Locate the line that contains "Output the Python" and the line that contains "from matplotlib.lines import Line2D". Copy both of them exactly, together with every line between them, and no others.
------------
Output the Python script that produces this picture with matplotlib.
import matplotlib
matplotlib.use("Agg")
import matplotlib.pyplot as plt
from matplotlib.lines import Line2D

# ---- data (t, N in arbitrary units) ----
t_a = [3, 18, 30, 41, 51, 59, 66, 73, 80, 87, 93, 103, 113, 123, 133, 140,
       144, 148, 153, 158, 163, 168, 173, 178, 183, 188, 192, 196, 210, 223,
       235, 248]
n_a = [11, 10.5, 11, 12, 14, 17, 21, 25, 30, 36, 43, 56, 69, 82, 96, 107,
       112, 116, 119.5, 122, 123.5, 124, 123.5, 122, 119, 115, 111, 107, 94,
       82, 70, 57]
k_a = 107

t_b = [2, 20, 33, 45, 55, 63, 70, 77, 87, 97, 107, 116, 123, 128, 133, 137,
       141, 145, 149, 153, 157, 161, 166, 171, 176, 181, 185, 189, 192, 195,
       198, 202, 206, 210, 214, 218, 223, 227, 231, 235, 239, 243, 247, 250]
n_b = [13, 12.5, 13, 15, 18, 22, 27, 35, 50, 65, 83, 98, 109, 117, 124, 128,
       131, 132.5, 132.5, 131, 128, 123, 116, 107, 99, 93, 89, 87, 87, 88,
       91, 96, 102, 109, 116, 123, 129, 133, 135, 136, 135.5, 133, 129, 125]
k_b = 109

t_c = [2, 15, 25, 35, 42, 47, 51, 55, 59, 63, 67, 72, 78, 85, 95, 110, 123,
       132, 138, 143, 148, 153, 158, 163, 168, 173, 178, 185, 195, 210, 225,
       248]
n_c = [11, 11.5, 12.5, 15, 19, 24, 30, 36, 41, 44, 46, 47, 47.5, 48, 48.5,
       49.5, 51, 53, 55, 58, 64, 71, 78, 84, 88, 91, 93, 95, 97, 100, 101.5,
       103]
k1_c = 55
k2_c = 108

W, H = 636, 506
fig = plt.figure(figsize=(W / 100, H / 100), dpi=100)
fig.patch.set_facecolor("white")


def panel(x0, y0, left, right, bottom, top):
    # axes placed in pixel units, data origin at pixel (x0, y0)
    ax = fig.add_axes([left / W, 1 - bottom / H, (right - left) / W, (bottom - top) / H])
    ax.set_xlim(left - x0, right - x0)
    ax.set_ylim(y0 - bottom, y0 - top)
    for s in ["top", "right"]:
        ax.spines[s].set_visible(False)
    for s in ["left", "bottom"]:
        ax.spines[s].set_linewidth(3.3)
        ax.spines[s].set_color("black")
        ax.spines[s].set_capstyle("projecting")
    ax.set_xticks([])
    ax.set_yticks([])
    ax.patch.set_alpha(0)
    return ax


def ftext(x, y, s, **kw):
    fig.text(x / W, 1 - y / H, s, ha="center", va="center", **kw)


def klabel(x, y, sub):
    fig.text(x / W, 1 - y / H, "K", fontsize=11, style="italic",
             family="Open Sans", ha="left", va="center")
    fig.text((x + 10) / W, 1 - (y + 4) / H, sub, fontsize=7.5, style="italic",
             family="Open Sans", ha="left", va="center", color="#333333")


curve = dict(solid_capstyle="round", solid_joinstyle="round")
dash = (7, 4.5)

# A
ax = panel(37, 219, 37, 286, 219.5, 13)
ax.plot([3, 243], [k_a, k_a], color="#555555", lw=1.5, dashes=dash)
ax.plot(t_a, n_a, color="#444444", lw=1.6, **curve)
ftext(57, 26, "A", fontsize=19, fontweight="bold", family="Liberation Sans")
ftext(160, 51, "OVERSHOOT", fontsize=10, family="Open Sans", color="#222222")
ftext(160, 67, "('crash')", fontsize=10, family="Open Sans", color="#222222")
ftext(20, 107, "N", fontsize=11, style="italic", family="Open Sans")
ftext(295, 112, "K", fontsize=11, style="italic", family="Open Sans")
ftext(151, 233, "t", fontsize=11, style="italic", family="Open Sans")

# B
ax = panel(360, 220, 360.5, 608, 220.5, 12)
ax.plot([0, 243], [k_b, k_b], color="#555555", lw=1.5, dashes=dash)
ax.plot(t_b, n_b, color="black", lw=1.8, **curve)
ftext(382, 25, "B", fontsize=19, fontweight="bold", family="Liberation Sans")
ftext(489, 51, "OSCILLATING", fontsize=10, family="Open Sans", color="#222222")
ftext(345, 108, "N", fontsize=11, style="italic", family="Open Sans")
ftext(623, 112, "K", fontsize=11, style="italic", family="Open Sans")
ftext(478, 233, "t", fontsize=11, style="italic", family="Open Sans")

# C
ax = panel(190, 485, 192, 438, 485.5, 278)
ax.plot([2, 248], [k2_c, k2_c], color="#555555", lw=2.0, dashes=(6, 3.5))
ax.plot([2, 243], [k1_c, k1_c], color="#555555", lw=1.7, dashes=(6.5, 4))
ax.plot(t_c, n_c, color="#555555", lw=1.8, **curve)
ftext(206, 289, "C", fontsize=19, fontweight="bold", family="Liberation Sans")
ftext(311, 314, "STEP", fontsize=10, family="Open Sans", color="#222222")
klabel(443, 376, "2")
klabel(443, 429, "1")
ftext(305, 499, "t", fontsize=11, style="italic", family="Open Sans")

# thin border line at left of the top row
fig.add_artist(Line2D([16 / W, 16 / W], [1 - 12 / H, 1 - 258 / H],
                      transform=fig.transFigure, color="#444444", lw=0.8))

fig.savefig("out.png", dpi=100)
------------
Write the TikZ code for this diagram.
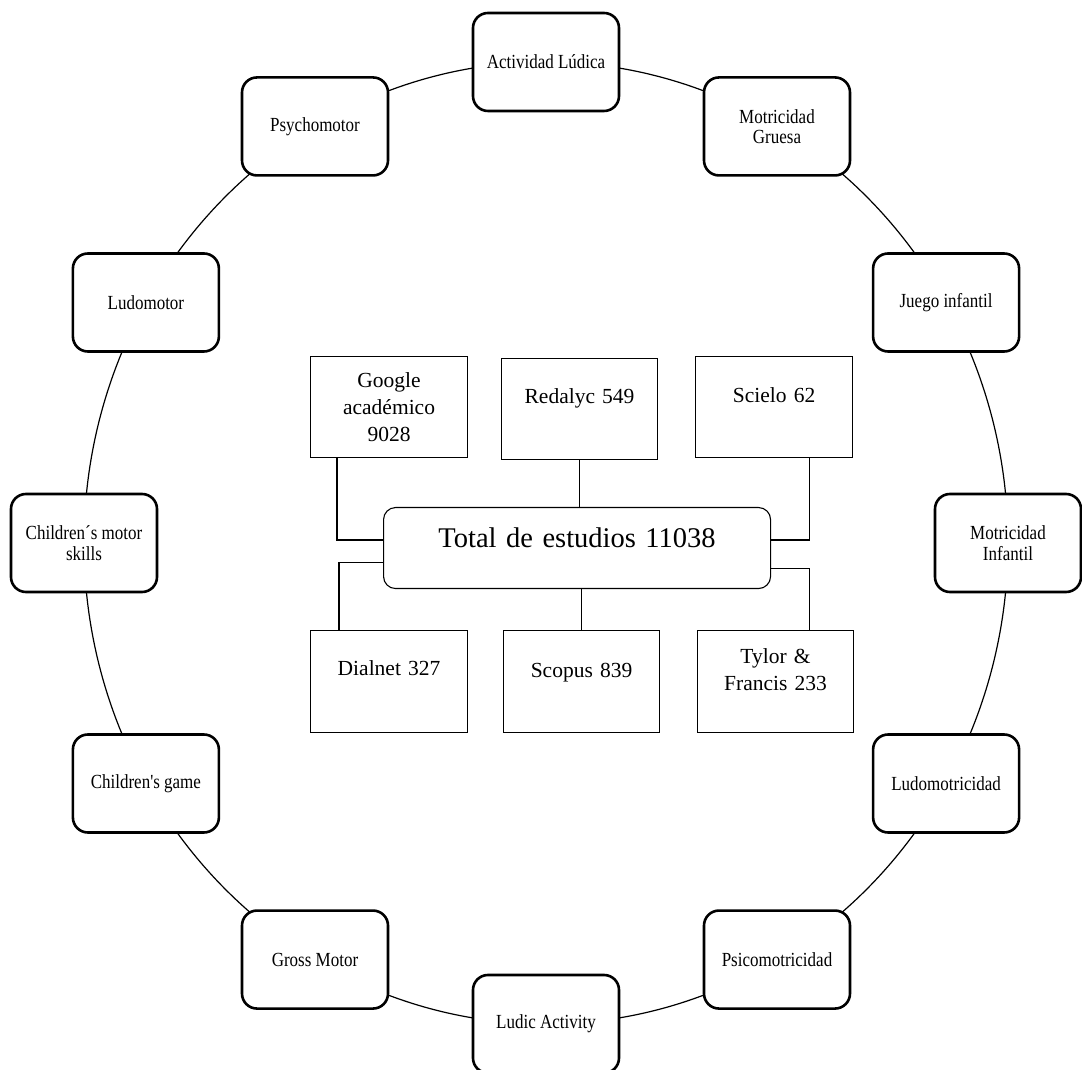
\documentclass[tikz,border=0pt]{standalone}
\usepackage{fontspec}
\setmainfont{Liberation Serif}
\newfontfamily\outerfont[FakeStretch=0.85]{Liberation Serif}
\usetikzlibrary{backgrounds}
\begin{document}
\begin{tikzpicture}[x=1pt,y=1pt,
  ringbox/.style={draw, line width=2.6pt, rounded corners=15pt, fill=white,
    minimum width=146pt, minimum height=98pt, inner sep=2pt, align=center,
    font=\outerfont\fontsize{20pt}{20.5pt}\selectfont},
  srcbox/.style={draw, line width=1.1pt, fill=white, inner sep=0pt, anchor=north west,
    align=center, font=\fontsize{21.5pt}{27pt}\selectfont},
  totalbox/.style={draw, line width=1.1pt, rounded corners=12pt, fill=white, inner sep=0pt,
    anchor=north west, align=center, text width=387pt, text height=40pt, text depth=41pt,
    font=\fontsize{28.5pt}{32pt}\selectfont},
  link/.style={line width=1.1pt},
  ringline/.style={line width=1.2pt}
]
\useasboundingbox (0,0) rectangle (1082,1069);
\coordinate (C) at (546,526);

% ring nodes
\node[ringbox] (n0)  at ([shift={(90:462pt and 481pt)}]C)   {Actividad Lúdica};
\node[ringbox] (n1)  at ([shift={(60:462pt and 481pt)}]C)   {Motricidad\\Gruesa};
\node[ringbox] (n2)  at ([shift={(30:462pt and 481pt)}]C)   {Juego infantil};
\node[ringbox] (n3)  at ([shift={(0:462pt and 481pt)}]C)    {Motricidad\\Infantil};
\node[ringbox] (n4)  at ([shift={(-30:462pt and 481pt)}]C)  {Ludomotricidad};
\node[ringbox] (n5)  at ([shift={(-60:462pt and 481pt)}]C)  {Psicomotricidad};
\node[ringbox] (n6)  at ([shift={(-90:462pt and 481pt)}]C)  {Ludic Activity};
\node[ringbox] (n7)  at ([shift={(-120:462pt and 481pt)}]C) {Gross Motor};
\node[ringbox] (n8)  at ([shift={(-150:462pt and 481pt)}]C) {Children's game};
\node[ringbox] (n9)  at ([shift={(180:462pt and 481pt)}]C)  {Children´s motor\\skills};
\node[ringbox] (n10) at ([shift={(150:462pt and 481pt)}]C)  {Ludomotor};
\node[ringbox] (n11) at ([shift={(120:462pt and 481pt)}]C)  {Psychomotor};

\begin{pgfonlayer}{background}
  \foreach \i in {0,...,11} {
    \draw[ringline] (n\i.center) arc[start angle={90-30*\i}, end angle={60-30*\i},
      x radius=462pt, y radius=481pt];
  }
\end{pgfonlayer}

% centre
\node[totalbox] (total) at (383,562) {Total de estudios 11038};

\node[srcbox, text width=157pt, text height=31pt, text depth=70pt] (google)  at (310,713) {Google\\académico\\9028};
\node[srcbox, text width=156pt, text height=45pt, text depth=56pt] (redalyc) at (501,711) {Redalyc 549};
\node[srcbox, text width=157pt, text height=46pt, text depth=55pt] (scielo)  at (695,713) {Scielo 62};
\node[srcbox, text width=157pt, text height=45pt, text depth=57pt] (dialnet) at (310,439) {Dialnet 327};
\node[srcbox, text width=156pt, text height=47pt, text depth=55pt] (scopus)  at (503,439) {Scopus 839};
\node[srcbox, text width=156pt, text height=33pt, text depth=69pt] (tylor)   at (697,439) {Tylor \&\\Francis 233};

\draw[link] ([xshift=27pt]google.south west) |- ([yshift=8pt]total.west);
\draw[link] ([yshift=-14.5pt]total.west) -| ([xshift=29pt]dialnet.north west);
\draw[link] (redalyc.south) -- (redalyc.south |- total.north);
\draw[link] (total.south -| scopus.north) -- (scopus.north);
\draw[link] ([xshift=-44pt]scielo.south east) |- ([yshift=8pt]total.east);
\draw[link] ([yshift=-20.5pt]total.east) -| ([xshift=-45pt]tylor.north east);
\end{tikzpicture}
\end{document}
------------
Exercise response:
Output the Python script that produces this picture with matplotlib.
import matplotlib
matplotlib.use("Agg")
import matplotlib.pyplot as plt
from matplotlib.lines import Line2D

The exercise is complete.